The problem - Set the listing down unchanged, minus every embedded image.

Data excerpt -
▼▼▼

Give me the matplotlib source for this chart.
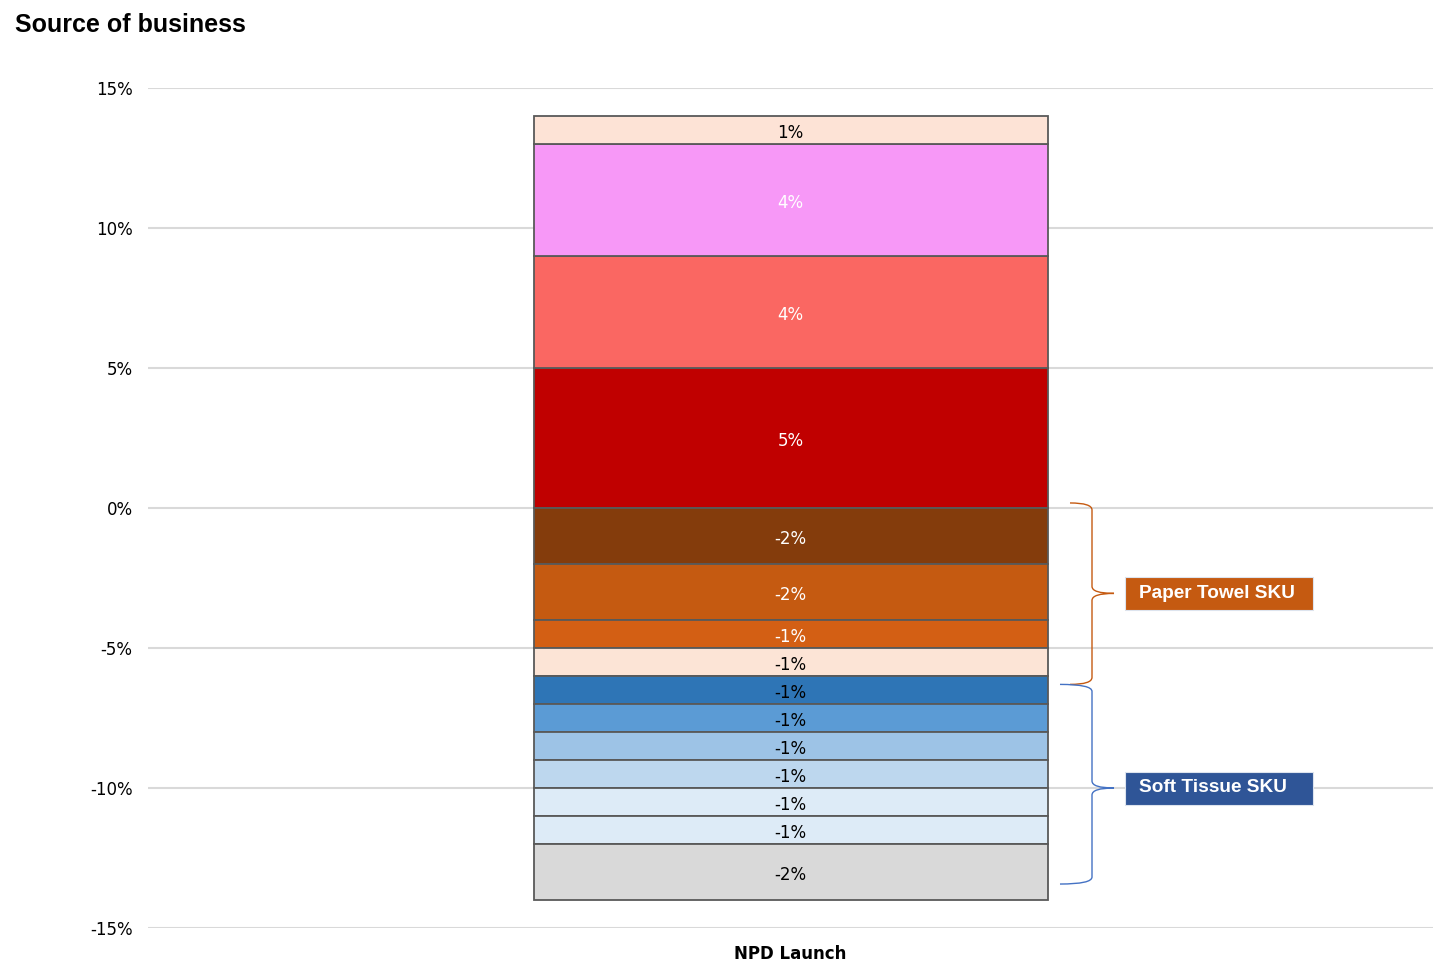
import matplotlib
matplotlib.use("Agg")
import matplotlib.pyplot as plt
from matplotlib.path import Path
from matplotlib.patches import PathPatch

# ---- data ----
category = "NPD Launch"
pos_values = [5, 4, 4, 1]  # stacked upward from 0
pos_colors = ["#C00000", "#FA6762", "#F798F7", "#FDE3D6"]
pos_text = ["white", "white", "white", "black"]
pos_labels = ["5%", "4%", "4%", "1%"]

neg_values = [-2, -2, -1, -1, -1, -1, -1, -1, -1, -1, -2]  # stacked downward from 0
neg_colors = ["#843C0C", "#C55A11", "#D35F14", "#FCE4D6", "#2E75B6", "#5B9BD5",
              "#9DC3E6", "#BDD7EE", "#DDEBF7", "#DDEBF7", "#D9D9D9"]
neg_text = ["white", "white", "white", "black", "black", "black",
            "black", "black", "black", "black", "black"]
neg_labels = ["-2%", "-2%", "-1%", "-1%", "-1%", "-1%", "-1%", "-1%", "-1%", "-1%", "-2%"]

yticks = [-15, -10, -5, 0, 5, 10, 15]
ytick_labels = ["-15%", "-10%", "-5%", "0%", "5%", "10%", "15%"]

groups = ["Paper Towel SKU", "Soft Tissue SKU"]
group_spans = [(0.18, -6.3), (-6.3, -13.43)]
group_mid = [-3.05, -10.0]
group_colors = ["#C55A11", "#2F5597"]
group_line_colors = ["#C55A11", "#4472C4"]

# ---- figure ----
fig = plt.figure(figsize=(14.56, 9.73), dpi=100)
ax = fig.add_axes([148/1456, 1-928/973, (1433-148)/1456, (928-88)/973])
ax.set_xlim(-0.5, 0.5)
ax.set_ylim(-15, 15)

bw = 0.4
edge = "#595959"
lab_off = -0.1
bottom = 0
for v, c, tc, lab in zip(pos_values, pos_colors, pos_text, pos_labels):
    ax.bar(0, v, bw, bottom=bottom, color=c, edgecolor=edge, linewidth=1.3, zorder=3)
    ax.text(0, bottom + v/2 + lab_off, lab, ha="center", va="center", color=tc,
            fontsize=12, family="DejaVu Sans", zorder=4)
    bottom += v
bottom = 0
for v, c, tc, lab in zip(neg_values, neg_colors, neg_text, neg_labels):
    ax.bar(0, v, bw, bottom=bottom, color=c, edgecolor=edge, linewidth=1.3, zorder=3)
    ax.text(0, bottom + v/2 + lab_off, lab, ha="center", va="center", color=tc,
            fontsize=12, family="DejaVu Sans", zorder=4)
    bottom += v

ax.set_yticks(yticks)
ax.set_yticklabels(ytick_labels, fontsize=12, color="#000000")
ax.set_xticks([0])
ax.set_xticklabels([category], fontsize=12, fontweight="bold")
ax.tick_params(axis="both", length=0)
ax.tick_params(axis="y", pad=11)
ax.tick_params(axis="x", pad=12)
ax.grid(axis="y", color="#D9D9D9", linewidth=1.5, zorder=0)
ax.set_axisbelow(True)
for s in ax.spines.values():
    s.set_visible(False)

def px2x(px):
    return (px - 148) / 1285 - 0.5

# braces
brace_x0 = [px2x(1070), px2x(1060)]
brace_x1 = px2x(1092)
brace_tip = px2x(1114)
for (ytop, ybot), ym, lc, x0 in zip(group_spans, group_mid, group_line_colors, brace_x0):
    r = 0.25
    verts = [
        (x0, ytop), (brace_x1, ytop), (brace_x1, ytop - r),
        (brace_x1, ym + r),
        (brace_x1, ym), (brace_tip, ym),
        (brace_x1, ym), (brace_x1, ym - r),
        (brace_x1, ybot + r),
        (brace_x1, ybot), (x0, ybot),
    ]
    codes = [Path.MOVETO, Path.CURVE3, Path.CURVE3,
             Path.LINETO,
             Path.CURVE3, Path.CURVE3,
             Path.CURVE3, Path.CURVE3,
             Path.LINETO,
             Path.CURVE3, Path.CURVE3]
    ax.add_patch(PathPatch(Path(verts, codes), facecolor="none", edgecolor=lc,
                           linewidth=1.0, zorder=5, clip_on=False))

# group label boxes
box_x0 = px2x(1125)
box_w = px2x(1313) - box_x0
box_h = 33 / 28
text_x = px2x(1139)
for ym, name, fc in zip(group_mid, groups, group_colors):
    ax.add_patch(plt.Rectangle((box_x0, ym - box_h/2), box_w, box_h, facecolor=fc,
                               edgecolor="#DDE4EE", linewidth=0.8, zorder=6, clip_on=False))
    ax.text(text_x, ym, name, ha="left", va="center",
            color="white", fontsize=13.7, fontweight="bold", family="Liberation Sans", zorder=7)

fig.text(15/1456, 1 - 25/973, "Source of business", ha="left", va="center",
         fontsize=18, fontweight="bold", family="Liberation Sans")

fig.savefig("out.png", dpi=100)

▲▲▲

Solution to this task -
Give me the matplotlib source for this chart.
import matplotlib
matplotlib.use("Agg")
import matplotlib.pyplot as plt
from matplotlib.path import Path
from matplotlib.patches import PathPatch

# ---- data ----
category = "NPD Launch"
pos_values = [5, 4, 4, 1]  # stacked upward from 0
pos_colors = ["#C00000", "#FA6762", "#F798F7", "#FDE3D6"]
pos_text = ["white", "white", "white", "black"]
pos_labels = ["5%", "4%", "4%", "1%"]

neg_values = [-2, -2, -1, -1, -1, -1, -1, -1, -1, -1, -2]  # stacked downward from 0
neg_colors = ["#843C0C", "#C55A11", "#D35F14", "#FCE4D6", "#2E75B6", "#5B9BD5",
              "#9DC3E6", "#BDD7EE", "#DDEBF7", "#DDEBF7", "#D9D9D9"]
neg_text = ["white", "white", "white", "black", "black", "black",
            "black", "black", "black", "black", "black"]
neg_labels = ["-2%", "-2%", "-1%", "-1%", "-1%", "-1%", "-1%", "-1%", "-1%", "-1%", "-2%"]

yticks = [-15, -10, -5, 0, 5, 10, 15]
ytick_labels = ["-15%", "-10%", "-5%", "0%", "5%", "10%", "15%"]

groups = ["Paper Towel SKU", "Soft Tissue SKU"]
group_spans = [(0.18, -6.3), (-6.3, -13.43)]
group_mid = [-3.05, -10.0]
group_colors = ["#C55A11", "#2F5597"]
group_line_colors = ["#C55A11", "#4472C4"]

# ---- figure ----
fig = plt.figure(figsize=(14.56, 9.73), dpi=100)
ax = fig.add_axes([148/1456, 1-928/973, (1433-148)/1456, (928-88)/973])
ax.set_xlim(-0.5, 0.5)
ax.set_ylim(-15, 15)

bw = 0.4
edge = "#595959"
lab_off = -0.1
bottom = 0
for v, c, tc, lab in zip(pos_values, pos_colors, pos_text, pos_labels):
    ax.bar(0, v, bw, bottom=bottom, color=c, edgecolor=edge, linewidth=1.3, zorder=3)
    ax.text(0, bottom + v/2 + lab_off, lab, ha="center", va="center", color=tc,
            fontsize=12, family="DejaVu Sans", zorder=4)
    bottom += v
bottom = 0
for v, c, tc, lab in zip(neg_values, neg_colors, neg_text, neg_labels):
    ax.bar(0, v, bw, bottom=bottom, color=c, edgecolor=edge, linewidth=1.3, zorder=3)
    ax.text(0, bottom + v/2 + lab_off, lab, ha="center", va="center", color=tc,
            fontsize=12, family="DejaVu Sans", zorder=4)
    bottom += v

ax.set_yticks(yticks)
ax.set_yticklabels(ytick_labels, fontsize=12, color="#000000")
ax.set_xticks([0])
ax.set_xticklabels([category], fontsize=12, fontweight="bold")
ax.tick_params(axis="both", length=0)
ax.tick_params(axis="y", pad=11)
ax.tick_params(axis="x", pad=12)
ax.grid(axis="y", color="#D9D9D9", linewidth=1.5, zorder=0)
ax.set_axisbelow(True)
for s in ax.spines.values():
    s.set_visible(False)

def px2x(px):
    return (px - 148) / 1285 - 0.5

# braces
brace_x0 = [px2x(1070), px2x(1060)]
brace_x1 = px2x(1092)
brace_tip = px2x(1114)
for (ytop, ybot), ym, lc, x0 in zip(group_spans, group_mid, group_line_colors, brace_x0):
    r = 0.25
    verts = [
        (x0, ytop), (brace_x1, ytop), (brace_x1, ytop - r),
        (brace_x1, ym + r),
        (brace_x1, ym), (brace_tip, ym),
        (brace_x1, ym), (brace_x1, ym - r),
        (brace_x1, ybot + r),
        (brace_x1, ybot), (x0, ybot),
    ]
    codes = [Path.MOVETO, Path.CURVE3, Path.CURVE3,
             Path.LINETO,
             Path.CURVE3, Path.CURVE3,
             Path.CURVE3, Path.CURVE3,
             Path.LINETO,
             Path.CURVE3, Path.CURVE3]
    ax.add_patch(PathPatch(Path(verts, codes), facecolor="none", edgecolor=lc,
                           linewidth=1.0, zorder=5, clip_on=False))

# group label boxes
box_x0 = px2x(1125)
box_w = px2x(1313) - box_x0
box_h = 33 / 28
text_x = px2x(1139)
for ym, name, fc in zip(group_mid, groups, group_colors):
    ax.add_patch(plt.Rectangle((box_x0, ym - box_h/2), box_w, box_h, facecolor=fc,
                               edgecolor="#DDE4EE", linewidth=0.8, zorder=6, clip_on=False))
    ax.text(text_x, ym, name, ha="left", va="center",
            color="white", fontsize=13.7, fontweight="bold", family="Liberation Sans", zorder=7)

fig.text(15/1456, 1 - 25/973, "Source of business", ha="left", va="center",
         fontsize=18, fontweight="bold", family="Liberation Sans")

fig.savefig("out.png", dpi=100)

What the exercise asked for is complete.